En de pareilles circonstances, même les médias sont assujettis à la loi de l’omerta ! Pas d’images, pas de décision ! Circulez… La restriction des libertés est vécue comme « une prison à ciel ouvert » tandis qu’ailleurs est perçu comme le lieu d’épanouissement de l’individu. Au Bénin, en Côte d’Ivoire ou au Sénégal.
La cohésion nationale vole en éclat et le « sauve-qui-peut » se présente comme la voie de salut par rapport au poids étouffant de l’ordre kaki « redouté, craint » et inspirant « peu de confiance » malgré les affluences des foules le long des parades des galonnés.
La mosaïque de situations, tant dans la région que dans la sous-région, dénote une déconstruction progressive et aléatoire de l’intégration économique du continent qui se fissure du reste à vue d’œil.
Existe-t-il des voix discordantes ou d’objection dans cet espace qui se transfigure hélas ? D’Accra à Abuja en passant par Abidjan ou Dakar, aucune voix ne s’élève contre le phénomène rampant des « huis clos » qui, parce qu’ils se ressemblent s’assemblent et se projettent vers d’autres horizons exclusifs.

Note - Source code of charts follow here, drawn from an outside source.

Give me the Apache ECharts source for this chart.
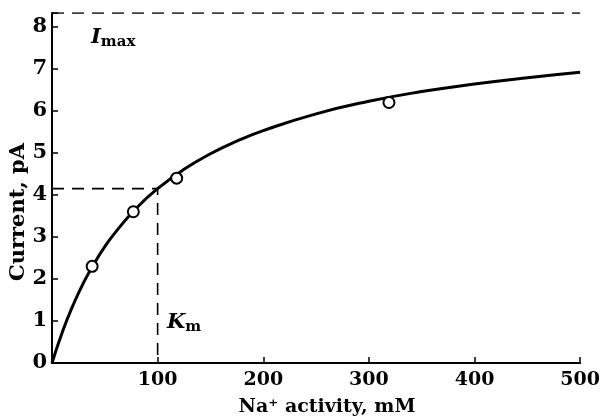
<!DOCTYPE html>
<html><head><meta charset="utf-8">
<script src="https://cdn.jsdelivr.net/npm/echarts@6/dist/echarts.min.js"></script>
<style>html,body{margin:0;padding:0;background:#fff}#c{width:603px;height:419px}</style>
</head><body><div id="c"></div>
<script>
// Measured data points (Na+ activity mM, current pA)
const pointX = [38, 77, 118, 319];
const pointY = [2.3, 3.6, 4.4, 6.2];
// Fitted curve
const curveX = [0, 10, 20, 30, 40, 50, 60, 80, 100, 125, 150, 175, 200, 250, 300, 350, 400, 450, 500];
const curveY = [0, 0.75, 1.38, 1.92, 2.37, 2.77, 3.11, 3.69, 4.15, 4.61, 4.98, 5.28, 5.53, 5.93, 6.23, 6.46, 6.64, 6.79, 6.92];
// Reference lines
const imax = 8.33;
const km = 100;
const kmCurrent = 4.15;
const xTicks = [100, 200, 300, 400, 500];
const yTicks = [0, 1, 2, 3, 4, 5, 6, 7, 8];

const FONT = '"DejaVu Serif", serif';
const chart = echarts.init(document.getElementById('c'));
chart.setOption({
  animation: false,
  backgroundColor: '#fff',
  grid: {left: 52, right: 18, top: 13, bottom: 56},
  xAxis: {
    type: 'value', min: 0, max: 500, interval: 100,
    axisLine: {show: true, lineStyle: {color: '#000', width: 2}},
    axisTick: {show: true, inside: true, length: 6, lineStyle: {color: '#000', width: 1.5}},
    axisLabel: {color: '#000', fontFamily: FONT, fontWeight: 'bold', fontSize: 19, margin: 8,
      formatter: v => xTicks.indexOf(v) >= 0 ? String(v) : ''},
    splitLine: {show: false}
  },
  yAxis: {
    type: 'value', min: 0, max: imax, interval: 1,
    axisLine: {show: true, lineStyle: {color: '#000', width: 2}},
    axisTick: {show: true, inside: true, length: 6, lineStyle: {color: '#000', width: 1.5}},
    axisLabel: {color: '#000', fontFamily: FONT, fontWeight: 'bold', fontSize: 21, margin: 5,
      formatter: v => yTicks.indexOf(v) >= 0 ? String(v) : ''},
    splitLine: {show: false}
  },
  series: [
    {type: 'line', data: [[0, imax], [500, imax]], symbol: 'none',
      lineStyle: {color: '#000', width: 1.6, type: [12, 8]}, z: 1},
    {type: 'line', data: [[0, kmCurrent], [km, kmCurrent], [km, 0]], symbol: 'none',
      lineStyle: {color: '#000', width: 1.6, type: [12, 8]}, z: 1},
    {type: 'line', data: curveX.map((x, i) => [x, curveY[i]]), symbol: 'none', smooth: true,
      lineStyle: {color: '#000', width: 3}, z: 2},
    {type: 'scatter', data: pointX.map((x, i) => [x, pointY[i]]), symbol: 'circle', symbolSize: 11,
      itemStyle: {color: '#fff', borderColor: '#000', borderWidth: 2, opacity: 1}, z: 3}
  ],
  graphic: [
    {type: 'text', left: 91, top: 27, style: {
      text: '{i|I}{s|max}', rich: {
        i: {fontFamily: FONT, fontStyle: 'italic', fontWeight: 'bold', fontSize: 21, fill: '#000'},
        s: {fontFamily: FONT, fontWeight: 'bold', fontSize: 15, fill: '#000', padding: [10, 0, 0, 0]}
      }}},
    {type: 'text', left: 167, top: 312, style: {
      text: '{i|K}{s|m}', rich: {
        i: {fontFamily: FONT, fontStyle: 'italic', fontWeight: 'bold', fontSize: 21, fill: '#000'},
        s: {fontFamily: FONT, fontWeight: 'bold', fontSize: 15, fill: '#000', padding: [10, 0, 0, 0]}
      }}},
    {type: 'text', x: 327, y: 407, style: {
      text: 'Na⁺ activity, mM', align: 'center', verticalAlign: 'middle',
      fontFamily: FONT, fontWeight: 'bold', fontSize: 19, fill: '#000'}},
    {type: 'text', x: 19, y: 212, rotation: Math.PI / 2, style: {
      text: 'Current, pA', align: 'center', verticalAlign: 'middle',
      fontFamily: FONT, fontWeight: 'bold', fontSize: 21, fill: '#000'}}
  ]
});
</script></body></html>
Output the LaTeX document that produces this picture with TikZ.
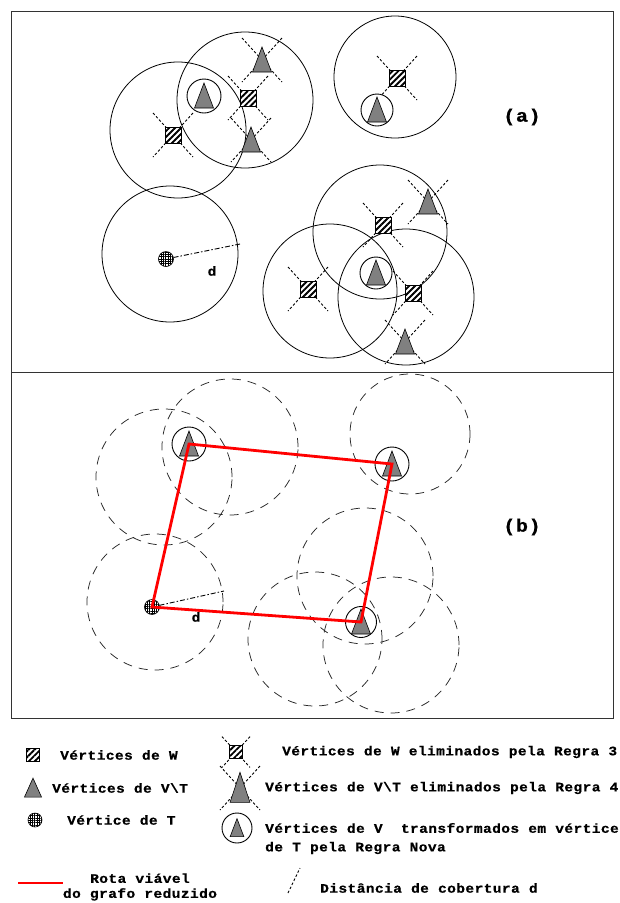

Pour longtemps, l’Afrique de l’ouest va s’exposer à des divisions qui, fatalement, l’affaiblissent alors qu’elle présentait jusque-là le projet le plus avancé en matière d’intégration des économies avec des infrastructures dédiées.
Les bruits de bottes entendus depuis le Mali voisin sont diversement interprétés au Sénégal. D’aucuns redoutent que la « frontière-gruyère », qui est déjà une « poche de vulnérabilité », ne soit perçue comme la porte d’entrée ou le ventre mou par lesquels la vigilance est déjouée ou mise à rude épreuve.
Doit-on craindre l’existence de cellules dormantes susceptibles de se réveiller à mesure que se multiplient les incidents majeurs ? Vu de Dakar, ce qui se passe à Kayes paraît lointain. Erreur de perception.
Il s’y ajoute que les réseaux sociaux exhibent chaque jour à flux continu des mondanités en cours dans la capitale sénégalaise, signes évidents d’une insouciance décapante aux yeux des tenants d’un prosélytisme radical.
La gravité du moment n’est-elle pas de nature à adopter des postures de modestie, autrement dit, moins opulentes moins ostentatoires ? Rien n’est de trop dans le décryptage des forces et des faiblesses d’une société qui projette la lumière sur la stabilité, l’épanouissement et la cordialité par un resserrement des liens entre communautés qui vivent dans une bonne ambiance de coexistence.
Le contexte est propice à l’éclosion de visions ou de lectures divergentes qui, faute de s’exprimer de manière contradictoire, utiliseraient d’autres arguments indicibles pour parvenir à leurs fins.